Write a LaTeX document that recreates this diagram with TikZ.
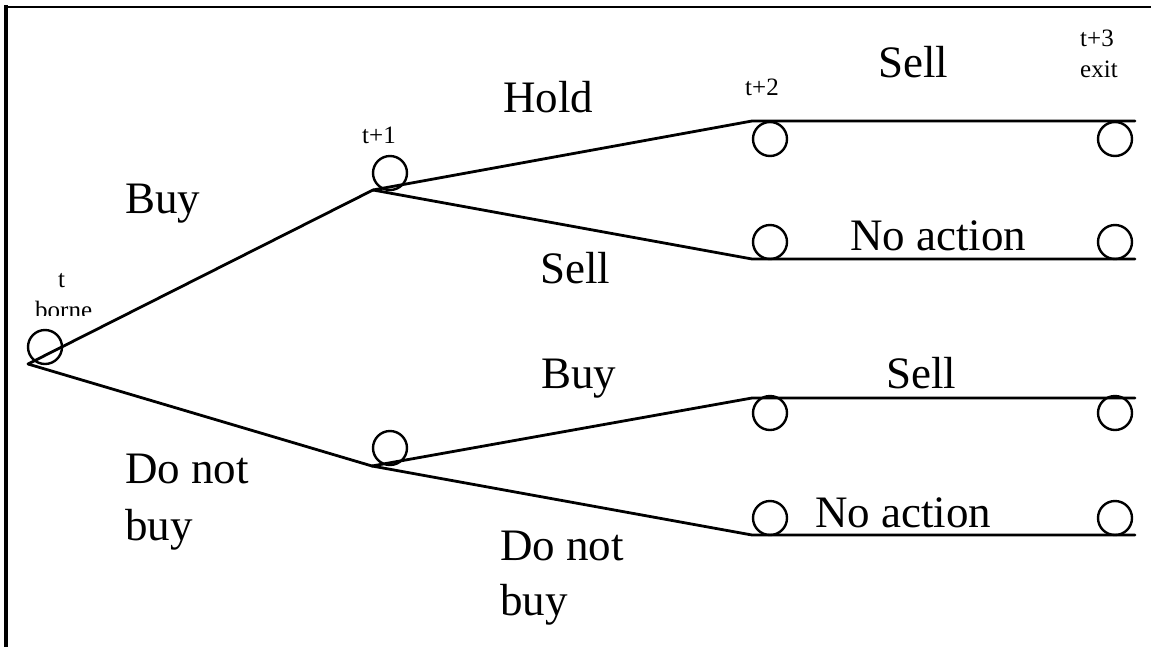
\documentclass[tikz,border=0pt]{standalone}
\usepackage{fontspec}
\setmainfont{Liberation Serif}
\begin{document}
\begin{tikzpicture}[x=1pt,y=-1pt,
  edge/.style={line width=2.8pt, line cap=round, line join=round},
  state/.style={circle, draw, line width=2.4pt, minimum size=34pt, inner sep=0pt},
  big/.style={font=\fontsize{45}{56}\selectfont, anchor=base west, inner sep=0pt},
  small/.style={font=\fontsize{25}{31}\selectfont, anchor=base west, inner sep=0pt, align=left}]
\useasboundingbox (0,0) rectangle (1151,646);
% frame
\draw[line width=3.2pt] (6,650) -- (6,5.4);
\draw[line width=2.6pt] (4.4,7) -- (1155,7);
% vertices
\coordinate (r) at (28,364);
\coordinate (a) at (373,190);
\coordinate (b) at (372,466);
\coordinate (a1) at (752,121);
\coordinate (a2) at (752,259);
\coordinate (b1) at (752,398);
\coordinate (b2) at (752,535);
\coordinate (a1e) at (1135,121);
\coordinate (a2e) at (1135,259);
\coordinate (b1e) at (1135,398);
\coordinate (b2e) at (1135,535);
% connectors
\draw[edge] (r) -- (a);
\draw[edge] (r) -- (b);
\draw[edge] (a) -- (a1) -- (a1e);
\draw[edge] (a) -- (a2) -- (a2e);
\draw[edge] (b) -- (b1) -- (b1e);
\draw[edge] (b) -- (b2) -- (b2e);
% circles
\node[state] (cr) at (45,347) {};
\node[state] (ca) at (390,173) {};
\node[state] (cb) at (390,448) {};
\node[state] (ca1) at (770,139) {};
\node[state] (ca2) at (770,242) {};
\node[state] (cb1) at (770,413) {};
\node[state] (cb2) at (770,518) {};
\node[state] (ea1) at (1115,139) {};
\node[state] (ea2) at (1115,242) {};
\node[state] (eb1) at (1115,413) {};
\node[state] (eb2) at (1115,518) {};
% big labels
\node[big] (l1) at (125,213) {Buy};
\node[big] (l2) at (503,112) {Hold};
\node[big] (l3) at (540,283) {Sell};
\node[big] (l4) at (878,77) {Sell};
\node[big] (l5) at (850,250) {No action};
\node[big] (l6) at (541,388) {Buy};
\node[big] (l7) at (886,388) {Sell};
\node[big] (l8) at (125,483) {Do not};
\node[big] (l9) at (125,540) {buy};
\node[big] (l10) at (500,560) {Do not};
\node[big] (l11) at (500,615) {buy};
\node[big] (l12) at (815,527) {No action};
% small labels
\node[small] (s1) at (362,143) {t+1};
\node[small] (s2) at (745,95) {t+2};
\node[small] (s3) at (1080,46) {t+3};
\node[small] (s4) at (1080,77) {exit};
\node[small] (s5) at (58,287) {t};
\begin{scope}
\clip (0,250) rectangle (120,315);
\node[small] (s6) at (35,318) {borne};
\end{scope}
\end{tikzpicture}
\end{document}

--

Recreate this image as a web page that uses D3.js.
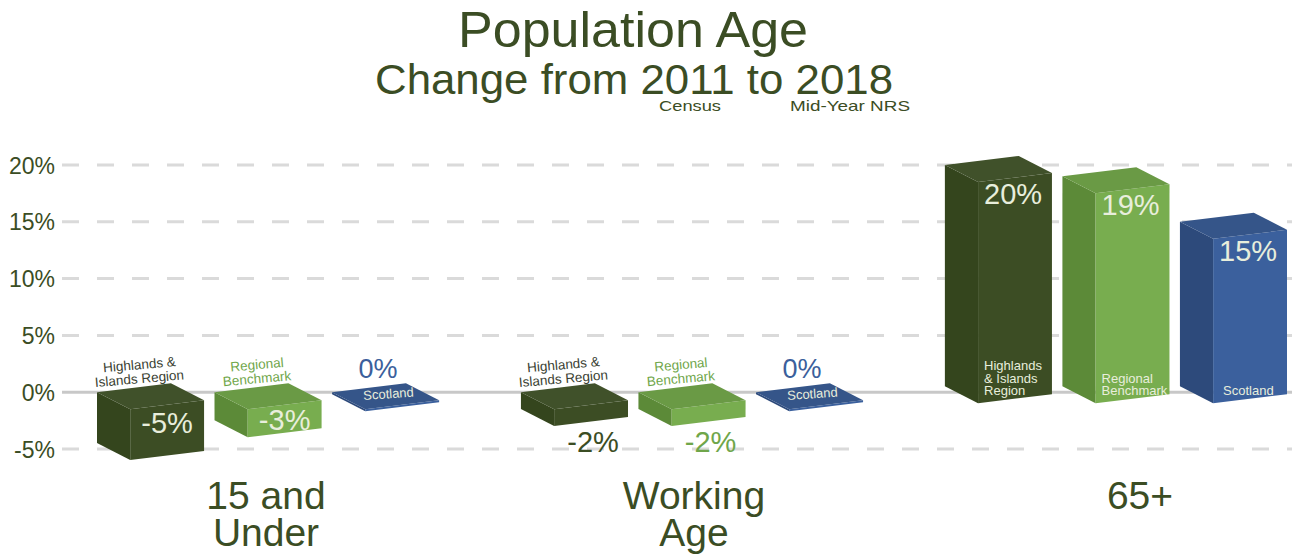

### WHAT NEEDS TO BE DONE
Pull every line containing "this" from the data.

### SOLUTION
Write a LaTeX document that recreates this diagram with TikZ.
Recreate this image as a web page that uses D3.js.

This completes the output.